Barbecue Crossroads is an odyssey — not merely in miles logged from Texas to the Carolinas while documenting the disappearing art of old-fashioned, wood-fire barbecue. It’s a journey into the past, into foodways and subcultures, from regional rifts (whole hog vs. shoulder, wet ribs vs. dry) to incarnations in juke joints, gas stations, drive-ins and barbecue saloons.

Award-winning writer Robb Walsh captures life and culture like a Steinbeck of the South. The story of barbecue is layered and intimate. Do you remember pork sandwiches from the Dallas Pig Stand or know that the original McDonald’s served barbecue? People’s stories flash by like scenes outside a car window. Recipes with names like Church Supper Butter Beans and Baby J’s Monkey Juice come from real people.

Their voices emerge in dialogue and their faces are captured in O. Rufus Lovett’s photographs. We see stolid Tennessee men who wield cleavers and hoist whole hogs and the laughing eyes of the woman whose fried catfish nearly made Lovett fall out of his chair.

There are visceral pleasures: the freshly chopped pork sandwich eaten at a Formica counter, coconut pie eaten over the car hood. But Walsh, who has written extensively about the history of Texas food, always gives you something deeper to chew on. He explores the plantation-culture ties between blues and barbecue in Memphis; how Central Texas German meat markets added sausage to the plate; and how Southern convenience stores, serving migrant workers unwelcome elsewhere, began turning out amazing barbecue.

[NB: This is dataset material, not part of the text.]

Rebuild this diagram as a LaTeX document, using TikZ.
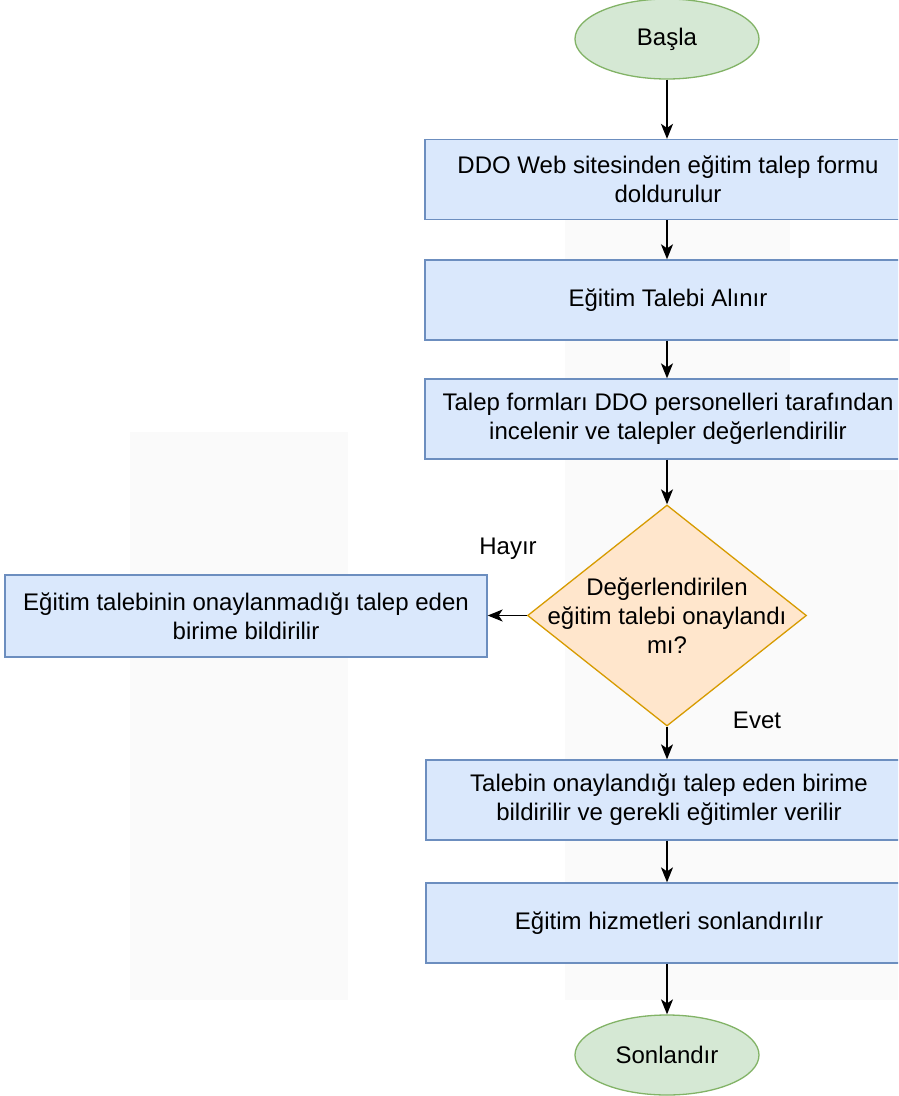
\documentclass[tikz,border=0pt]{standalone}
\usepackage{fontspec}
\setmainfont{Liberation Sans}
\usetikzlibrary{shapes.geometric,arrows.meta}
\definecolor{gfill}{HTML}{D5E8D4}
\definecolor{gline}{HTML}{82B366}
\definecolor{bfill}{HTML}{DAE8FC}
\definecolor{bline}{HTML}{6C8EBF}
\definecolor{ofill}{HTML}{FFE6CC}
\definecolor{oline}{HTML}{D79B00}
\definecolor{wm}{HTML}{FAFAFA}
\tikzset{
  x=1pt,y=-1pt,
  every node/.style={font=\fontsize{24}{29}\selectfont, align=center, text=black},
  term/.style={ellipse, fill=gfill, draw=gline, line width=1.3pt, minimum width=184pt, minimum height=80pt, inner sep=0pt},
  proc/.style={rectangle, fill=bfill, draw=bline, line width=1.3pt, minimum width=486pt, minimum height=80pt, inner sep=0pt},
  dec/.style={diamond, fill=ofill, draw=oline, line width=1.3pt, minimum width=279pt, minimum height=221pt, inner sep=0pt},
  flow/.style={line width=1.4pt, -{Stealth[length=15pt,width=12pt,inset=4pt]}},
  lab/.style={inner sep=0pt}
}
\begin{document}
\begin{tikzpicture}
\useasboundingbox (0,0) rectangle (898,1096);
\clip (0,0) rectangle (898,1096);
\fill[white] (0,0) rectangle (898,1096);
% faint watermark
\fill[wm] (130,432) rectangle (348,1000);
\fill[wm] (565,200) rectangle (790,1000);
\fill[wm] (790,470) rectangle (898,1000);
\node[term] (start) at (667,39) {Başla};
\node[proc] (p1) at (668,179.5) {DDO Web sitesinden eğitim talep formu\\doldurulur};
\node[proc] (p2) at (668,300) {Eğitim Talebi Alınır};
\node[proc] (p3) at (668,419) {Talep formları DDO personelleri tarafından\\incelenir ve talepler değerlendirilir};
\node[dec] (d) at (667,615.5) {};
\node[lab] (dt) at (667,616) {Değerlendirilen\\eğitim talebi onaylandı\\mı?};
\node[proc, minimum width=482pt, minimum height=82pt] (rej) at (246,616) {Eğitim talebinin onaylanmadığı talep eden\\birime bildirilir};
\node[proc] (p4) at (669,800) {Talebin onaylandığı talep eden birime\\bildirilir ve gerekli eğitimler verilir};
\node[proc] (p5) at (669,923) {Eğitim hizmetleri sonlandırılır};
\node[term] (end) at (667,1055) {Sonlandır};
\node[lab] (hayir) at (508,549) {Hayır};
\node[lab] (evet) at (757,720) {Evet};
\draw[flow] (start.south) -- (p1.north -| start.south);
\draw[flow] (p1.south -| start.south) -- (p2.north -| start.south);
\draw[flow] (p2.south -| start.south) -- (p3.north -| start.south);
\draw[flow] (p3.south -| start.south) -- (d.north);
\draw[flow] (d.west) -- (rej.east |- d.west);
\draw[flow] (d.south) -- (p4.north -| d.south);
\draw[flow] (p4.south -| d.south) -- (p5.north -| d.south);
\draw[flow] (p5.south -| d.south) -- (end.north);
\end{tikzpicture}
\end{document}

Barbecue Crossroads is a sensitive mapping of race, region and resources. It’s also a portrait of a threatened art. The rising cost of meat and wood erode tradition: Even hallowed barbecue shrines abandon wood-fire pits for stainless-steel electric ovens.

Ultimately, Crossroads teaches us that the history of barbecue is sinuous, that the tradition is resilient and that people continue to care. A masterful piece of documentation, the book is a labor of love and time — like barbecue itself.